Pengusulan zona integritas hanya menjadi salah satu bagian reformasi birokrasi yang terlihat dari luar. Pembenahan dari dalam birokrasi dilakukan melalui evaluasi Sistem Akuntabilitas Kinerja Instansi Pemerintahan (SAKIP).
Predikat zona integritas hanya diberikan kepada instansi pemerintah yang pimpinan dan jajarannya mempunyai komitmen mewujudkan wilayah bebas korupsi (WBK) atau wilayah birokrasi bersih melayani (WBBM).
”Nilai zona integritas ini memengaruhi nilai reformasi birokrasi karena akan melihat wilayah itu masih ada calo, penyimpangan, pungutan liar atau tidak,” kata Ateh.
Nilai zona integritas ini memengaruhi nilai reformasi birokrasi karena akan melihat wilayah itu masih ada calo, penyimpangan, pungutan liar atau tidak.
Pada 2017, Kemenpan dan RB telah membangun 109 unit percontohan WBK dan 18 unit percontohan WBBM. Pada 2018, setidaknya ada 910 satuan kerja pelayanan yang diusulkan mendapat predikat WBK dan WBBM. Hasilnya, hanya ada 205 unit kerja yang ditetapkan sebagai wilayah WBK dan WBBM.
Ateh menuturkan, penilaian menjadi lebih ketat karena semangat reformasi birokrasi harus tecermin dari pejabat tinggi hingga jajaran paling bawah di birokrasi.
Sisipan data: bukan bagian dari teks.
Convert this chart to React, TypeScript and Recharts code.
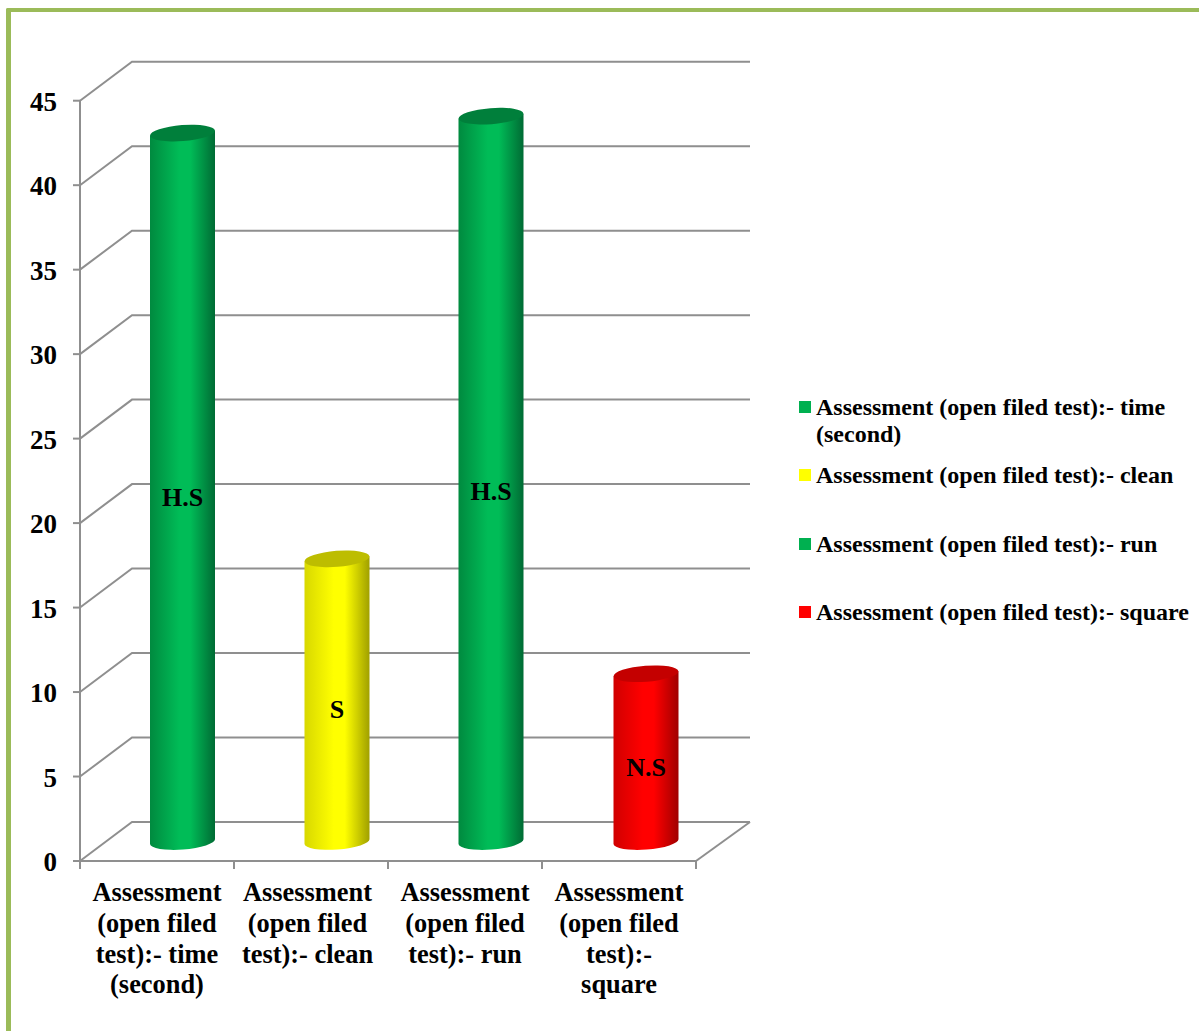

”Kami ingin reformasi birokrasi ini menjadi pemahaman dan keseriusan bersama. Ini penting karena tuntutan masyarakat juga makin besar. Mereka ingin pelayanan lebih baik, cepat, dan transparan,” ujarnya.
Perubahan nyata
Pengajar Administrasi Publik di Universitas Padjajaran, Bandung, Yogi Suprayogi, mengatakan, predikat zona integritas menjadi percuma jika tidak diiringi dengan konsistensi dari birokrasi itu sendiri.
”Harus ada dampak nyata, misal tak ada pungutan liar. Masyarakat, kan, kadang masih menemukan, ada tanda (zona integritas), tetapi oknum-oknum itu masih ada. Jadi, perubahan perilaku (birokrasi) itu harus menyeluruh,” kata Yogi.
Masyarakat, kan, kadang masih menemukan, ada tanda (zona integritas), tetapi oknum-oknum itu masih ada. Jadi, perubahan perilaku (birokrasi) itu harus menyeluruh.
Selain itu, menurut Yogi, peningkatan kualitas aparatur di birokrasi juga menjadi kunci dalam upaya percepatan reformasi birokrasi. Tak hanya mengubah pola pikir yang bebas dari praktik korupsi, tetapi juga peningkatan kompetensi atau soft skill.
”ASN itu harus melek komputer. Sekarang, kan, masih banyak ASN yang dikasih komputer malah gugup. Pelatihan itu harus ada mengingat tantangan birokrasi ke depan adalah teknologi,” ujar Yogi.
Guru Besar dan Dekan Fakultas Ilmu Administrasi Universitas Indonesia Eko Prasojo menambahkan, pada dasarnya esensi dari reformasi birokrasi memang harus berorientasi kepada publik. Strategi itu bisa dilakukan dengan perbaikan terhadap kualitas pelayanan publik, seperti perubahan sikap, mental, model, dan budaya melayani dari para aparatur.
”Program reformasi birokrasi itu benar-benar harus bisa menjangkau, menciptakan masyarakat yang gembira, bahagia, saat berhadapan dengan birokrasi,” kata Eko.